• [Do this] Leave out the pictures, then reproduce the rest of the material exactly.

--- begin Data provided ---

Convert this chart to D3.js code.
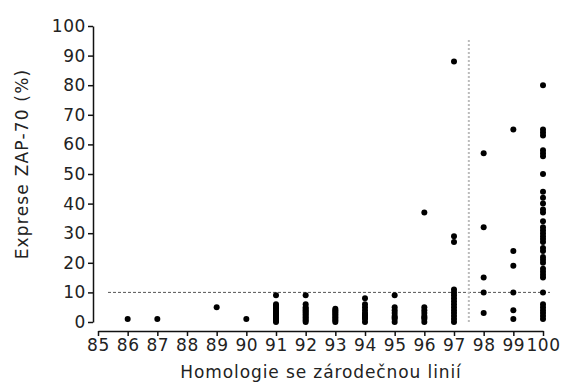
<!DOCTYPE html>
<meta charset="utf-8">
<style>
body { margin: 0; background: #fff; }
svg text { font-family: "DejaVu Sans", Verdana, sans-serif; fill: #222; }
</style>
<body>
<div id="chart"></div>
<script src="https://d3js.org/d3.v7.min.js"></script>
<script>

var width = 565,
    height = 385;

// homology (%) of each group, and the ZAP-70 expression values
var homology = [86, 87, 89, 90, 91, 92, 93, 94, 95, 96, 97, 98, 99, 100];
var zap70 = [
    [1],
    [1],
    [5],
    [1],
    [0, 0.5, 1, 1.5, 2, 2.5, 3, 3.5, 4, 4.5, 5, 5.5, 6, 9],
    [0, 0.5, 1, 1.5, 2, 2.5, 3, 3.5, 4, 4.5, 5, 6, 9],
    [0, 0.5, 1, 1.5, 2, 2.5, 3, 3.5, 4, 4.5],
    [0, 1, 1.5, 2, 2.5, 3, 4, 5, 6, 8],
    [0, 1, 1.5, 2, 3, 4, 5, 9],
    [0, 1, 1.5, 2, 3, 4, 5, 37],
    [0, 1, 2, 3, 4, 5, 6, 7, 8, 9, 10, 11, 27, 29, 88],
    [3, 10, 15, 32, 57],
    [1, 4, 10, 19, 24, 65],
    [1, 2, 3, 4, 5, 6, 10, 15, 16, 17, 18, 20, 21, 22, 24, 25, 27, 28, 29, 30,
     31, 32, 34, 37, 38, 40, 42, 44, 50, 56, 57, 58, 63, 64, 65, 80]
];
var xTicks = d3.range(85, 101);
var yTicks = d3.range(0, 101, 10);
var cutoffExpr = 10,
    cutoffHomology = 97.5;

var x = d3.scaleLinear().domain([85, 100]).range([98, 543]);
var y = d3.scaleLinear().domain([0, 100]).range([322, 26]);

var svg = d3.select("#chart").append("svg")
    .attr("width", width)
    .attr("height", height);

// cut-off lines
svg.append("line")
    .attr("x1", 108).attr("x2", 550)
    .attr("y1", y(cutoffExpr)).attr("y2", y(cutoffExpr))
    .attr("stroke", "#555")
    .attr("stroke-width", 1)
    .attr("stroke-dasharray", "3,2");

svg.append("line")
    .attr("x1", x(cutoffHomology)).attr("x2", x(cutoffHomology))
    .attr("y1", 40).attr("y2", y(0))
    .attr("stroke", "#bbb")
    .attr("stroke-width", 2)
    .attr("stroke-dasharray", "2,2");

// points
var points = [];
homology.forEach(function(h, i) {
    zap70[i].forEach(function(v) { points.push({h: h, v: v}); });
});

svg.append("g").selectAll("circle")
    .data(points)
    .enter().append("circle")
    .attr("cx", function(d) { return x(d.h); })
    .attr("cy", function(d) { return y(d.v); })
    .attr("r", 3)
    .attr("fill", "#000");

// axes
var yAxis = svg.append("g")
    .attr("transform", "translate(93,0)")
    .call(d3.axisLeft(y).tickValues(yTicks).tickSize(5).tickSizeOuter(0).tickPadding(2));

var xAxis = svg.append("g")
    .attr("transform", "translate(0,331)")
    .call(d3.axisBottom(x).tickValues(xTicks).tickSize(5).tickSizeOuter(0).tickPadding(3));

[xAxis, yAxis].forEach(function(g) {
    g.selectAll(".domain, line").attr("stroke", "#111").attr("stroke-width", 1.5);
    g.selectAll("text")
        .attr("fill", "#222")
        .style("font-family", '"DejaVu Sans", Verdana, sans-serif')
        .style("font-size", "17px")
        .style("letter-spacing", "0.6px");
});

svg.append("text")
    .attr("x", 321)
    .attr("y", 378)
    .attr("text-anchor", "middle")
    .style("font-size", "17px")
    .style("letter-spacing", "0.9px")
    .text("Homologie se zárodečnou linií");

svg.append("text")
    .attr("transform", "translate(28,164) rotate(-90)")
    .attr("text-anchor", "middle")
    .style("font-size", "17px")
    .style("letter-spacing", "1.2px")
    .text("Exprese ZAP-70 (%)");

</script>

--- end Data provided ---

• [Answer in full]
Convert this chart to D3.js code.
<!DOCTYPE html>
<meta charset="utf-8">
<style>
body { margin: 0; background: #fff; }
svg text { font-family: "DejaVu Sans", Verdana, sans-serif; fill: #222; }
</style>
<body>
<div id="chart"></div>
<script src="https://d3js.org/d3.v7.min.js"></script>
<script>

var width = 565,
    height = 385;

// homology (%) of each group, and the ZAP-70 expression values
var homology = [86, 87, 89, 90, 91, 92, 93, 94, 95, 96, 97, 98, 99, 100];
var zap70 = [
    [1],
    [1],
    [5],
    [1],
    [0, 0.5, 1, 1.5, 2, 2.5, 3, 3.5, 4, 4.5, 5, 5.5, 6, 9],
    [0, 0.5, 1, 1.5, 2, 2.5, 3, 3.5, 4, 4.5, 5, 6, 9],
    [0, 0.5, 1, 1.5, 2, 2.5, 3, 3.5, 4, 4.5],
    [0, 1, 1.5, 2, 2.5, 3, 4, 5, 6, 8],
    [0, 1, 1.5, 2, 3, 4, 5, 9],
    [0, 1, 1.5, 2, 3, 4, 5, 37],
    [0, 1, 2, 3, 4, 5, 6, 7, 8, 9, 10, 11, 27, 29, 88],
    [3, 10, 15, 32, 57],
    [1, 4, 10, 19, 24, 65],
    [1, 2, 3, 4, 5, 6, 10, 15, 16, 17, 18, 20, 21, 22, 24, 25, 27, 28, 29, 30,
     31, 32, 34, 37, 38, 40, 42, 44, 50, 56, 57, 58, 63, 64, 65, 80]
];
var xTicks = d3.range(85, 101);
var yTicks = d3.range(0, 101, 10);
var cutoffExpr = 10,
    cutoffHomology = 97.5;

var x = d3.scaleLinear().domain([85, 100]).range([98, 543]);
var y = d3.scaleLinear().domain([0, 100]).range([322, 26]);

var svg = d3.select("#chart").append("svg")
    .attr("width", width)
    .attr("height", height);

// cut-off lines
svg.append("line")
    .attr("x1", 108).attr("x2", 550)
    .attr("y1", y(cutoffExpr)).attr("y2", y(cutoffExpr))
    .attr("stroke", "#555")
    .attr("stroke-width", 1)
    .attr("stroke-dasharray", "3,2");

svg.append("line")
    .attr("x1", x(cutoffHomology)).attr("x2", x(cutoffHomology))
    .attr("y1", 40).attr("y2", y(0))
    .attr("stroke", "#bbb")
    .attr("stroke-width", 2)
    .attr("stroke-dasharray", "2,2");

// points
var points = [];
homology.forEach(function(h, i) {
    zap70[i].forEach(function(v) { points.push({h: h, v: v}); });
});

svg.append("g").selectAll("circle")
    .data(points)
    .enter().append("circle")
    .attr("cx", function(d) { return x(d.h); })
    .attr("cy", function(d) { return y(d.v); })
    .attr("r", 3)
    .attr("fill", "#000");

// axes
var yAxis = svg.append("g")
    .attr("transform", "translate(93,0)")
    .call(d3.axisLeft(y).tickValues(yTicks).tickSize(5).tickSizeOuter(0).tickPadding(2));

var xAxis = svg.append("g")
    .attr("transform", "translate(0,331)")
    .call(d3.axisBottom(x).tickValues(xTicks).tickSize(5).tickSizeOuter(0).tickPadding(3));

[xAxis, yAxis].forEach(function(g) {
    g.selectAll(".domain, line").attr("stroke", "#111").attr("stroke-width", 1.5);
    g.selectAll("text")
        .attr("fill", "#222")
        .style("font-family", '"DejaVu Sans", Verdana, sans-serif')
        .style("font-size", "17px")
        .style("letter-spacing", "0.6px");
});

svg.append("text")
    .attr("x", 321)
    .attr("y", 378)
    .attr("text-anchor", "middle")
    .style("font-size", "17px")
    .style("letter-spacing", "0.9px")
    .text("Homologie se zárodečnou linií");

svg.append("text")
    .attr("transform", "translate(28,164) rotate(-90)")
    .attr("text-anchor", "middle")
    .style("font-size", "17px")
    .style("letter-spacing", "1.2px")
    .text("Exprese ZAP-70 (%)");

</script>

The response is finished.